信木さんは「ゴンちゃんの紙芝居が、慈尊院で初上演されて、とても有難かった」と喜び、「ゴンちゃん物語」を寺院などで紹介している群馬県伊勢崎市の真言宗豊山派の僧侶・芳賀妙純(はが・みょうじゅん)さんは、「きょうは慈しみ溢れるゴンちゃんの心と、その場に集まった子供たちの可愛い声が、改めて心に沁みました」としみじみ感想をもらす。
バンディ石田さんは「ゴンちゃんは、ワン、ワン、ワンとしか言えなかったのに、人々と心が通じ合い、命と命のつながりを見せてくれました」と述べ、安念住職の御心配りなどで、滞りなく歌を奉納できたことに感謝していた。
この日発売されたCD「高野山の案内犬ゴンの歌」(1080円、税込み)は、株式会社エフエム大阪ヒューマンネットが制作。問い合わせは同社(〒556-8510大阪市浪速区湊町1-3-1 TEL06-4704-2311)へ。

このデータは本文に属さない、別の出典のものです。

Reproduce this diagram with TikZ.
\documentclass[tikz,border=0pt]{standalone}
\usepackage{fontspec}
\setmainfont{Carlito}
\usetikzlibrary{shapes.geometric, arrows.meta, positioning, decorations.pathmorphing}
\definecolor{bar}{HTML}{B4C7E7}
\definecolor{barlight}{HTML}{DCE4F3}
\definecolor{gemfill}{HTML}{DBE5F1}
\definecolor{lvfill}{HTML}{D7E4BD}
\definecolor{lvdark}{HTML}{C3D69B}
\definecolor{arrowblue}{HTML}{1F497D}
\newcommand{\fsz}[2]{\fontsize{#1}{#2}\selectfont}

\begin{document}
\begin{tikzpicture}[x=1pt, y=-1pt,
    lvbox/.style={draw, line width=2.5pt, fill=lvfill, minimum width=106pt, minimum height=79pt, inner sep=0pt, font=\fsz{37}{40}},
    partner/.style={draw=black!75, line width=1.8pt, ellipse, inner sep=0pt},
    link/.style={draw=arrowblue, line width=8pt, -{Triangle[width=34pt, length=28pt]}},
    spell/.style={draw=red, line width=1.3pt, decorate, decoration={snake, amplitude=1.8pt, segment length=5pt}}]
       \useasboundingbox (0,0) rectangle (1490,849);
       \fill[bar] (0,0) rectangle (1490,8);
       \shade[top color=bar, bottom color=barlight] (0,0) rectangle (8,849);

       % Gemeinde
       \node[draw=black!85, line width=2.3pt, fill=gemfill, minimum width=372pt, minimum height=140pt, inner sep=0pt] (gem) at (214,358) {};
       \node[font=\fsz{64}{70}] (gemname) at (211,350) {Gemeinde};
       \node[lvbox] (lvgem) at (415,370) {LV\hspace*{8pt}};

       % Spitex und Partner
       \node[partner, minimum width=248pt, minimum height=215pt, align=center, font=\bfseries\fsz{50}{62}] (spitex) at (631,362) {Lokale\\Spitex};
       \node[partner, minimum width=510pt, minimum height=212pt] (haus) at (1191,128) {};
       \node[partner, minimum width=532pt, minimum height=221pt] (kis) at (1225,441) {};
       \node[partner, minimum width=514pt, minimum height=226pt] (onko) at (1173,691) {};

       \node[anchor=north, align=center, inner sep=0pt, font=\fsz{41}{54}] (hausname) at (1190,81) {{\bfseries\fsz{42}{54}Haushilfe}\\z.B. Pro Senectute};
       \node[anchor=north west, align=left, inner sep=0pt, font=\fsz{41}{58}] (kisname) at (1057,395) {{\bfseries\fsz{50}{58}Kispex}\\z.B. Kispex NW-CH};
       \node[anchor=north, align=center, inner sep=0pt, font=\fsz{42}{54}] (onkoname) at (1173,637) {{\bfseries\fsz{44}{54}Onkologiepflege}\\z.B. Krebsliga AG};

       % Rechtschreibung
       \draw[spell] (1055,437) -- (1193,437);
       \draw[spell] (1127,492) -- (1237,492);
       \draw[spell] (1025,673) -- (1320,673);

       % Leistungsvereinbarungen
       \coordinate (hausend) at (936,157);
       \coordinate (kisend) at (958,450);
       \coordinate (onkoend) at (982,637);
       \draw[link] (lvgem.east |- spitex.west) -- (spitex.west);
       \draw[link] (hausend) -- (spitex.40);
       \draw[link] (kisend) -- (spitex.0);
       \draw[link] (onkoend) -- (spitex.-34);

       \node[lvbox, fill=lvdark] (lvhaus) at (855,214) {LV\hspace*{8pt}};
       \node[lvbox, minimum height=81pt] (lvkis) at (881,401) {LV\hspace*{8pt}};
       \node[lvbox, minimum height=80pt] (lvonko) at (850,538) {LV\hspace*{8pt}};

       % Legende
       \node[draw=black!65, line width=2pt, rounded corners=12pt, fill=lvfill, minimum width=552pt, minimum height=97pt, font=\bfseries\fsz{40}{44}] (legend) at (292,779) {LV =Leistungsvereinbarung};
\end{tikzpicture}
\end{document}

「高野山の案内犬ゴンの歌」の歌詞2~4番は次の通り。
2 僕は先導犬さ 町石道のね
  180の道しるべと 旅人を励ますんだ
  何もいらないよ みんなと笑顔で
  大好きなこの道を 一緒に歩きたいんだ
 ※repeat
3 僕はしあわせさ 家族ができたよ
  たくさんの愛を いつもほんとにありがとう
  大切な場所さ ずっと昔からね
  親子の絆を 結んできた道なんだ
※repeat
4 僕は案内犬さ 無言の案内犬
  旅人はニコニコ だからとってもうれしかった
  みんなを守るよ 僕とカイの役目さ
  今でも空から ずっと案内してるからね
※repeat
写真(上)は子供たちに「高野山の案内犬ゴンの歌」を歌唱指導する妙佳さん。写真(中)は「ゴンちゃんとの思い出ばなし」を紹介する安念住職=左から2人目と邦賢・副住職=3人目。左端は妙佳さん、右端はバンディ石田さん。写真(下)は信木俊輔さん絵、妙佳さん文の紙芝居「高野山案内犬ゴンのお話」を披露する妙佳さん。